Capitol, 1974
also by Gentle Giant:
see also... Yes, King Crimson
Another fine album made during their rapid creative splurge. This is sometimes described as their most difficult and complex, but I don't think it's much more multilayered than say "Octopus". It's in their familiar style, intricate, tightly-controlled playing and singing with many tentacles of baroque twiddling. The powerful opening track has an interestingly twisted anthemic chorus "hail to power and to glory's way", with guitar thrashes on seemingly random notes. "So Sincere" jumps around restlessly like a mad thing. It's good stuff but it feels almost too self-conscious, like they were trying too hard not to sound predictable.

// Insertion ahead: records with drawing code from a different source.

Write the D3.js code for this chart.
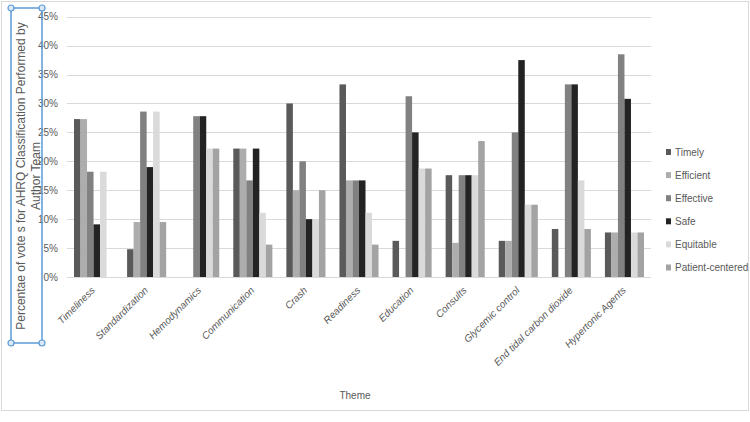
<!DOCTYPE html>
<html><head><meta charset="utf-8">
<script src="https://cdn.jsdelivr.net/npm/d3@7"></script>
<style>body{margin:0;background:#fff;}svg{display:block;font-family:"Liberation Sans",Arial,sans-serif;}</style>
</head><body><svg id="c" width="750" height="422"></svg>
<script>
const themes = ["Timeliness","Standardization","Hemodynamics","Communication","Crash","Readiness","Education","Consults","Glycemic control","End tidal carbon dioxide","Hypertonic Agents"];
const seriesNames = ["Timely","Efficient","Effective","Safe","Equitable","Patient-centered"];
const timely = [27.3, 4.8, 0, 22.2, 30.0, 33.3, 6.25, 17.6, 6.25, 8.3, 7.7];
const efficient = [27.3, 9.5, 0, 22.2, 15.0, 16.7, 0, 5.9, 6.25, 0, 7.7];
const effective = [18.2, 28.6, 27.8, 16.7, 20.0, 16.7, 31.25, 17.6, 25.0, 33.3, 38.5];
const safe = [9.1, 19.0, 27.8, 22.2, 10.0, 16.7, 25.0, 17.6, 37.5, 33.3, 30.8];
const equitable = [18.2, 28.6, 22.2, 11.1, 10.0, 11.1, 18.75, 17.6, 12.5, 16.7, 7.7];
const patientCentered = [0, 9.5, 22.2, 5.6, 15.0, 5.6, 18.75, 23.5, 12.5, 8.3, 7.7];
const yTicks = [0,5,10,15,20,25,30,35,40,45];
const colors = ["#5a5a5a","#adadad","#818181","#232323","#dadada","#a3a3a3"];

const series = [timely, efficient, effective, safe, equitable, patientCentered];
const svg = d3.select("#c");
const txt = "#595959";

// chart border
svg.append("rect").attr("x",1.5).attr("y",1.5).attr("width",747).attr("height",409)
  .attr("fill","#fff").attr("stroke","#d9d9d9").attr("stroke-width",1);

const x0 = d3.scaleBand().domain(themes).range([67,651]).paddingInner(0.264).paddingOuter(0.132);
const x1 = d3.scaleBand().domain(seriesNames).range([0,x0.bandwidth()]);
const y = d3.scaleLinear().domain([0,45]).range([277,16.7]);

// gridlines
svg.append("g").selectAll("line").data(yTicks).join("line")
  .attr("x1",67).attr("x2",651).attr("y1",d=>Math.round(y(d))+0.5).attr("y2",d=>Math.round(y(d))+0.5)
  .attr("stroke","#d9d9d9").attr("stroke-width",1);

// y axis labels
const yAxis = d3.axisLeft(y).tickValues(yTicks).tickFormat(d=>d+"%").tickSize(0).tickPadding(0);
const ya = svg.append("g").attr("transform","translate(58,0)").call(yAxis);
ya.select(".domain").remove();
ya.selectAll("text").attr("fill",txt).attr("font-size",10).attr("font-family","Liberation Sans, Arial, sans-serif");

// bars
const groups = svg.append("g").selectAll("g").data(themes).join("g")
  .attr("transform",d=>`translate(${x0(d)},0)`);
groups.selectAll("rect").data((d,i)=>seriesNames.map((s,j)=>({s, v:series[j][i], c:colors[j]}))).join("rect")
  .attr("x",d=>x1(d.s)).attr("width",x1.bandwidth())
  .attr("y",d=>y(d.v)).attr("height",d=>y(0)-y(d.v)).attr("fill",d=>d.c);

// x axis labels
const xAxis = d3.axisBottom(x0).tickSize(0).tickPadding(0);
const xa = svg.append("g").attr("transform","translate(0,277)").call(xAxis);
xa.select(".domain").remove();
xa.selectAll("text").attr("fill",txt).attr("font-size",10).attr("font-style","italic")
  .attr("font-family","Liberation Sans, Arial, sans-serif")
  .attr("text-anchor","end").attr("dy",0).attr("y",0)
  .attr("transform","translate(2,14) rotate(-45)");

// x title
svg.append("text").attr("x",355).attr("y",399).attr("text-anchor","middle")
  .attr("fill",txt).attr("font-size",10).text("Theme");

// y title text box
svg.append("rect").attr("x",11).attr("y",8).attr("width",31).attr("height",335)
  .attr("fill","none").attr("stroke","#5b9bd5").attr("stroke-width",1.5);
const yt = svg.append("text").attr("transform","translate(25,176) rotate(-90)")
  .attr("text-anchor","middle").attr("fill",txt).attr("font-size",12);
yt.append("tspan").attr("x",0).attr("dy",0).text("Percentae of vote s for AHRQ Classification Performed by");
yt.append("tspan").attr("x",0).attr("dy",14.5).text("Author Team");
[[11,8],[42,8],[11,343],[42,343]].forEach(p=>{
  svg.append("circle").attr("cx",p[0]).attr("cy",p[1]).attr("r",3)
    .attr("fill","#dbe9f7").attr("stroke","#5b9bd5").attr("stroke-width",1.2);
});

// legend
const leg = svg.append("g").selectAll("g").data(seriesNames).join("g")
  .attr("transform",(d,i)=>`translate(666,${152+i*23.1})`);
leg.append("rect").attr("x",0).attr("y",-3).attr("width",5).attr("height",6).attr("fill",(d,i)=>colors[i]);
leg.append("text").attr("x",9).attr("y",3.5).attr("fill",txt).attr("font-size",10).text(d=>d);
</script></body></html>
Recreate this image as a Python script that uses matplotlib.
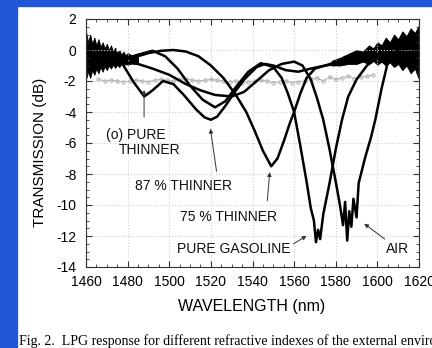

They mellow out on "Aspirations", a delicate ballad in the style of "His Last Voyage" or "Think of Me with Kindness". The centre of the album has some competent but relatively unmemorable songs, although "Cogs in Cogs" has some inventive vocal interplay. "The Face" is built on a clockwork refrain with echoes on a folky fiddle. "Valedictory" is a transformed reprise of the opening. An extra track here is "The Power and the Glory", a throwaway song that was grudgingly written as a pop single on the orders of their label! Overall this album is solid stuff with some impressive playing and arrangements, but "Octopus" has the more inspired individual songs.